▸ PROVIDED DATA:
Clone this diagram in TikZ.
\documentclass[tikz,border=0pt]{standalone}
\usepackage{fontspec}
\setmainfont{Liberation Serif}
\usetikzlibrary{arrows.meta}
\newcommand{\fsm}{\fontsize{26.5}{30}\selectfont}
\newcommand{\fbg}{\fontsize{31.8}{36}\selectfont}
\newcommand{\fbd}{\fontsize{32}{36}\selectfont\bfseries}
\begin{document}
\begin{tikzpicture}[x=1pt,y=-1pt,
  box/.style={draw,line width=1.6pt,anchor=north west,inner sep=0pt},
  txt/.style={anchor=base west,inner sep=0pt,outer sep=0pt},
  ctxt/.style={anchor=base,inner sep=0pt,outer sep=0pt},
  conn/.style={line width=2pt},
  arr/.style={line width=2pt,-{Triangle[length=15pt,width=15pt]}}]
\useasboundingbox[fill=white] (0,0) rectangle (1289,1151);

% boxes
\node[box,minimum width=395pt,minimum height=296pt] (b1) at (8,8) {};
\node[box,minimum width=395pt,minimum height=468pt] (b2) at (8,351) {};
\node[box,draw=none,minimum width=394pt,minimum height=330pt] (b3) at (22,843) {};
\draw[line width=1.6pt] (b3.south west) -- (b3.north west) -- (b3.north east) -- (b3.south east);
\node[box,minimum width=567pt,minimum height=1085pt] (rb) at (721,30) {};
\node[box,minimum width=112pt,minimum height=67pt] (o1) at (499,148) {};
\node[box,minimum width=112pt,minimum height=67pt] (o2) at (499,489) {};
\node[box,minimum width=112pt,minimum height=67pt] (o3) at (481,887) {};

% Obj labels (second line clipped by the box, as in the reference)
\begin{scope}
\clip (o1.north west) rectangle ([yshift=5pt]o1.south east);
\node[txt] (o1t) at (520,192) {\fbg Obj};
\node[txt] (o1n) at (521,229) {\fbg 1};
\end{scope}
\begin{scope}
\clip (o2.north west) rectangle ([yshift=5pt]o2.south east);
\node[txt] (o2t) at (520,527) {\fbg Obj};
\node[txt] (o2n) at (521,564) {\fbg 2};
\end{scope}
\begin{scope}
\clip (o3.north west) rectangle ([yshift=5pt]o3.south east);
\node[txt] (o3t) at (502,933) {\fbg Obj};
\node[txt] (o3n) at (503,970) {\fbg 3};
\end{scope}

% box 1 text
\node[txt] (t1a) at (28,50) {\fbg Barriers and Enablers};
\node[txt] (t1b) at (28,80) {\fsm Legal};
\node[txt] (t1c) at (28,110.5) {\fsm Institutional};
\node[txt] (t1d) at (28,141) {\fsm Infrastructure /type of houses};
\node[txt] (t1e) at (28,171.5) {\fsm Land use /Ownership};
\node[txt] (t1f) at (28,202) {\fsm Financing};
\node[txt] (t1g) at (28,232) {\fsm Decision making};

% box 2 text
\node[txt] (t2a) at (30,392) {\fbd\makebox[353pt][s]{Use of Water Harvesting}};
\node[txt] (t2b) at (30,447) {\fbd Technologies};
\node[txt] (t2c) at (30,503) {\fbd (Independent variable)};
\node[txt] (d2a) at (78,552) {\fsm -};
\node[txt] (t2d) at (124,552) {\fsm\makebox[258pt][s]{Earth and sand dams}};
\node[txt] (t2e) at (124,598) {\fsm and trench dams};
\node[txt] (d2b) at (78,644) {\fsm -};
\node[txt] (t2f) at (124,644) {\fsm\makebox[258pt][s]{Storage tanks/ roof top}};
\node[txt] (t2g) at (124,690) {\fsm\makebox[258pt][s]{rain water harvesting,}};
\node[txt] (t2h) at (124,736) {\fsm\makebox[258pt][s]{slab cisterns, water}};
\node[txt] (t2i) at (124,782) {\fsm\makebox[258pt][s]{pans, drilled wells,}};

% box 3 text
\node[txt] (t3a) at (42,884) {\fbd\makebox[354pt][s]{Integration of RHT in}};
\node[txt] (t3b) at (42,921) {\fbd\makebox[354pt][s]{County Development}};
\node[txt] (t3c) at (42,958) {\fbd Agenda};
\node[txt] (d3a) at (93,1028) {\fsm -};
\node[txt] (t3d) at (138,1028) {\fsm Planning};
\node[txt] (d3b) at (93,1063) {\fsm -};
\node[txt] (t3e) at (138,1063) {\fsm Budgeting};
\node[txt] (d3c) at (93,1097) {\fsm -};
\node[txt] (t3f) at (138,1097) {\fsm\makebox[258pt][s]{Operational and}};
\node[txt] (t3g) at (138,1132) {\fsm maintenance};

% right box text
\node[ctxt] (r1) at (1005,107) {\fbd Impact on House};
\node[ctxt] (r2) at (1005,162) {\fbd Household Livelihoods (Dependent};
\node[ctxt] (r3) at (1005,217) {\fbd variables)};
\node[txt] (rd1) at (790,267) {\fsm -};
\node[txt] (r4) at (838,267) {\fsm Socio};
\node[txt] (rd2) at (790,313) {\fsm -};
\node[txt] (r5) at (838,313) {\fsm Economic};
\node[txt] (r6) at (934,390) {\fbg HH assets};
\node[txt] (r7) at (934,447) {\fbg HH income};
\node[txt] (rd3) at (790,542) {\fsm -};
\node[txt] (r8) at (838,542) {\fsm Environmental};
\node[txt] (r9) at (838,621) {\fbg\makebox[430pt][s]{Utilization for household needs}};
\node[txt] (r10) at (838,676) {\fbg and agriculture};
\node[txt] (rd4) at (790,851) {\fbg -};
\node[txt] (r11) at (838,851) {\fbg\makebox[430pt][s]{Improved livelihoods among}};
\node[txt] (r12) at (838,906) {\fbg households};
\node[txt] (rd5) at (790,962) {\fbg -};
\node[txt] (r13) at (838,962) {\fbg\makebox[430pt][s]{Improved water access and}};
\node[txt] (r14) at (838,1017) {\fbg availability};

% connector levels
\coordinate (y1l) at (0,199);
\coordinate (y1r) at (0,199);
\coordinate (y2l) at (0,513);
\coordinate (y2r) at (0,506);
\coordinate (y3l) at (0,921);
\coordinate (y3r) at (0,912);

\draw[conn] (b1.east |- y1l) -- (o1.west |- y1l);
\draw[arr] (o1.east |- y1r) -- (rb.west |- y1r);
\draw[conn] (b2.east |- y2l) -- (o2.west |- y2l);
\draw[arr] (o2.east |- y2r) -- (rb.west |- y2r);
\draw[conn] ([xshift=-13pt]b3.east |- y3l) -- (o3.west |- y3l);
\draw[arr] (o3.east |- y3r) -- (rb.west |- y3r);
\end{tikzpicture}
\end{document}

▸ BRIEF:
Exactly as written, please reproduce the lines from the first line of the data to the line containing "width=112pt,minimum height=67pt] (o3)", inclusive, and nothing else.

▸ OUTPUT OF THE EXERCISE:
Clone this diagram in TikZ.
\documentclass[tikz,border=0pt]{standalone}
\usepackage{fontspec}
\setmainfont{Liberation Serif}
\usetikzlibrary{arrows.meta}
\newcommand{\fsm}{\fontsize{26.5}{30}\selectfont}
\newcommand{\fbg}{\fontsize{31.8}{36}\selectfont}
\newcommand{\fbd}{\fontsize{32}{36}\selectfont\bfseries}
\begin{document}
\begin{tikzpicture}[x=1pt,y=-1pt,
  box/.style={draw,line width=1.6pt,anchor=north west,inner sep=0pt},
  txt/.style={anchor=base west,inner sep=0pt,outer sep=0pt},
  ctxt/.style={anchor=base,inner sep=0pt,outer sep=0pt},
  conn/.style={line width=2pt},
  arr/.style={line width=2pt,-{Triangle[length=15pt,width=15pt]}}]
\useasboundingbox[fill=white] (0,0) rectangle (1289,1151);

% boxes
\node[box,minimum width=395pt,minimum height=296pt] (b1) at (8,8) {};
\node[box,minimum width=395pt,minimum height=468pt] (b2) at (8,351) {};
\node[box,draw=none,minimum width=394pt,minimum height=330pt] (b3) at (22,843) {};
\draw[line width=1.6pt] (b3.south west) -- (b3.north west) -- (b3.north east) -- (b3.south east);
\node[box,minimum width=567pt,minimum height=1085pt] (rb) at (721,30) {};
\node[box,minimum width=112pt,minimum height=67pt] (o1) at (499,148) {};
\node[box,minimum width=112pt,minimum height=67pt] (o2) at (499,489) {};
\node[box,minimum width=112pt,minimum height=67pt] (o3) at (481,887) {};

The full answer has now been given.